入院患者の男性が射殺された佐賀県武雄市の篠田整形外科が事件後、待合室で外来の診察開始を待っていた高齢者らに全く状況を説明していなかったことが九日、分かった。早朝から玄関の出入りが自由な医療機関だったが、外部からの襲撃には防御態勢がないという弱点もあらわになった。
事件が発生した八日午前七時四十分ごろ、一階の待合室には十五人ほどがいた。そのうちの一人の女性(63)は「普段から待合室は高齢者の憩いの場所でもある。犯人と擦れ違っていたかと思うと、体の震えが止まらなかった」と話す。病院からは何の説明もないまま、女性は警察官の事情聴取を受けたという。
病院の篠田侃理事長は、外来患者を放置したことについて「捜査への対応に追われていた。不安な思いをさせて申し訳ない」と謝罪。二階の入院患者には、看護師が個別に説明に回ったとしている。
病院は正面の扉を毎日午前六時半にオープン。通勤前に高齢者を病院に送り届ける家族が多く、病院にとっては「患者への配慮」でもあった。

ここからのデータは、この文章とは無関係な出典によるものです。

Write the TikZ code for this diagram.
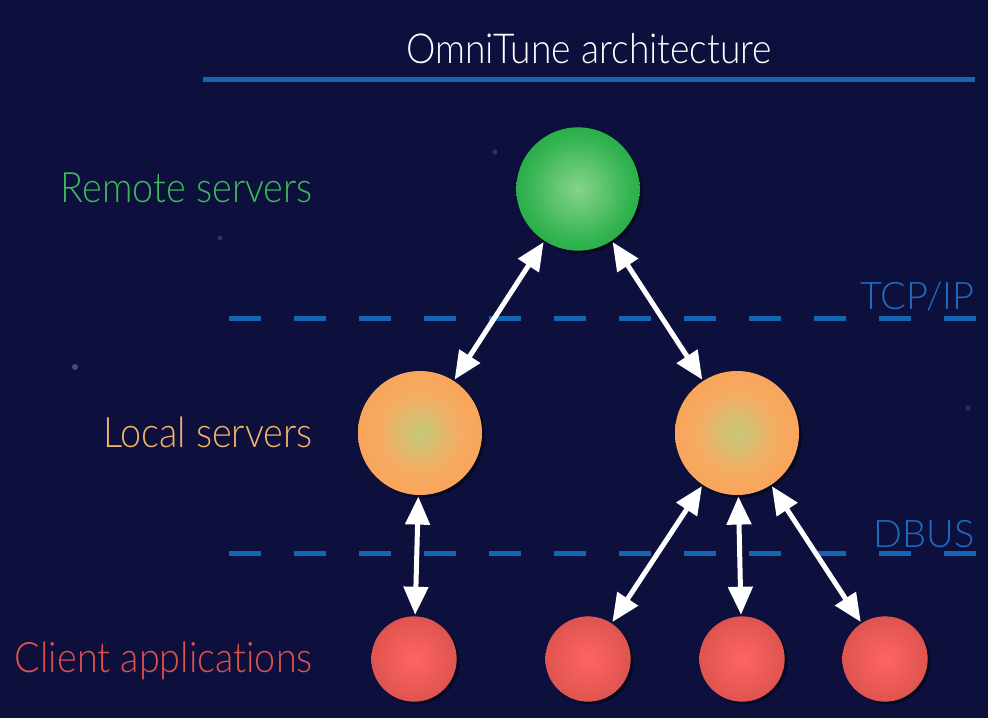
\documentclass[tikz,border=0pt]{standalone}
\usepackage{fontspec}
\setmainfont{Lato}[UprightFont={* Light}, FakeStretch=0.9, Ligatures=NoCommon]
\newfontfamily\protofont{Lato}[UprightFont={* Light}, Ligatures=NoCommon]
\usetikzlibrary{arrows.meta,shadows}

% palette
\definecolor{bg}{HTML}{0D0F3D}
\definecolor{rule}{HTML}{1565B5}
\definecolor{proto}{HTML}{1F6BBF}
\definecolor{remotetxt}{HTML}{3DB85A}
\definecolor{localtxt}{HTML}{F2B466}
\definecolor{clienttxt}{HTML}{E0504C}
% ball shades
\definecolor{gA}{HTML}{86D48B}\definecolor{gB}{HTML}{30B24E}\definecolor{gC}{HTML}{12A03E}\definecolor{gD}{HTML}{0A8C34}
\definecolor{oA}{HTML}{C4C97A}\definecolor{oB}{HTML}{F5AC62}\definecolor{oC}{HTML}{FF9D56}\definecolor{oD}{HTML}{FA924F}
\definecolor{rA}{HTML}{FF6464}\definecolor{rB}{HTML}{E05550}\definecolor{rC}{HTML}{C0443E}\definecolor{rD}{HTML}{A43832}

\pgfdeclareradialshading{greenball}{\pgfpoint{0bp}{0bp}}{color(0bp)=(gA); color(22bp)=(gB); color(44bp)=(gC); color(48bp)=(gD); color(50bp)=(gD)}
\pgfdeclareradialshading{orangeball}{\pgfpoint{0bp}{0bp}}{color(0bp)=(oA); color(16bp)=(oB); color(34bp)=(oC); color(47bp)=(oC); color(50bp)=(oD)}
\pgfdeclareradialshading{redball}{\pgfpoint{0bp}{0bp}}{color(0bp)=(rA); color(24bp)=(rB); color(46bp)=(rC); color(50bp)=(rD)}

\tikzset{
  ball/.style={circle, inner sep=0pt, shade,
    drop shadow={opacity=0.45, shadow xshift=2pt, shadow yshift=-2pt, fill=black}},
  remote/.style={ball, shading=greenball, minimum size=92.5pt},
  localsrv/.style={ball, shading=orangeball, minimum size=93pt},
  client/.style={ball, shading=redball, minimum size=64pt},
  conn/.style={draw=white, line width=3.75pt,
    {Triangle[length=21pt,width=18pt]}-{Triangle[length=21pt,width=18pt]},
    shorten <=1pt, shorten >=1pt},
  layerline/.style={draw=rule, line width=3.75pt, dash pattern=on 24pt off 24.75pt},
  tier/.style={font=\fontsize{31.5pt}{36pt}\selectfont, anchor=base east, inner sep=0pt},
  proto/.style={font=\protofont\fontsize{28.5pt}{33pt}\selectfont, anchor=base east, inner sep=0pt, text=proto},
  star/.style={fill=white, opacity=0.25}
}

\begin{document}
\begin{tikzpicture}[x=0.75pt, y=-0.75pt]
  % backdrop
  \fill[bg] (0,0) rectangle (988,718);
  \useasboundingbox (0,0) rectangle (988,718);
  \fill[star] (75,367) circle (3);
  \fill[star, opacity=0.15] (220,238) circle (2.5);
  \fill[star, opacity=0.15] (495,152) circle (2.5);
  \fill[star, opacity=0.15] (968,408) circle (2.5);

  % title and rule
  \node[font=\fontsize{31pt}{36pt}\selectfont, text=white, anchor=base, inner sep=0pt] (title) at (589,63) {OmniTune architecture};
  \coordinate (ruleL) at (203,79);
  \coordinate (ruleR) at (975,79);
  \draw[rule, line width=3.75pt] (ruleL) -- (ruleR);

  % layer separators
  \coordinate (tcpL) at (229,318);
  \coordinate (tcpR) at (976,318);
  \coordinate (dbusL) at (229,553);
  \coordinate (dbusR) at (976,553);
  \draw[layerline] (tcpL) -- (tcpR);
  \draw[layerline] (dbusL) -- (dbusR);
  \node[proto] (tcp) at (975,309) {TCP/IP};
  \node[proto] (dbus) at (975,547) {DBUS};

  % tier labels
  \node[tier, text=remotetxt] (lblremote) at (313,202) {Remote servers};
  \node[tier, text=localtxt] (lbllocal) at (313,447) {Local servers};
  \node[tier, text=clienttxt] (lblclient) at (313,672) {Client applications};

  % servers and clients
  \node[remote] (g) at (578,189) {};
  \node[localsrv] (l1) at (420,433) {};
  \node[localsrv] (l2) at (737,433) {};
  \node[client] (c1) at (414,659) {};
  \node[client] (c2) at (588,659) {};
  \node[client] (c3) at (742,659) {};
  \node[client] (c4) at (885,659) {};

  % links
  \draw[conn] (g) -- (l1);
  \draw[conn] (g) -- (l2);
  \draw[conn] (l1) -- (c1);
  \draw[conn] (l2) -- (c2);
  \draw[conn] (l2) -- (c3);
  \draw[conn] (l2) -- (c4);
\end{tikzpicture}
\end{document}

病院には総勢約八十人の医師や看護師、理学療法士らが勤務するが、午前八時半に外来診療が始まるまでは当直の看護師二人がいるだけで、ほとんど無防備状態。今回の犯行は「一番弱い時間帯が狙われた」(篠田理事長)ことになる。
病院は八日夜から、玄関付近に警備員を常駐させ始めた。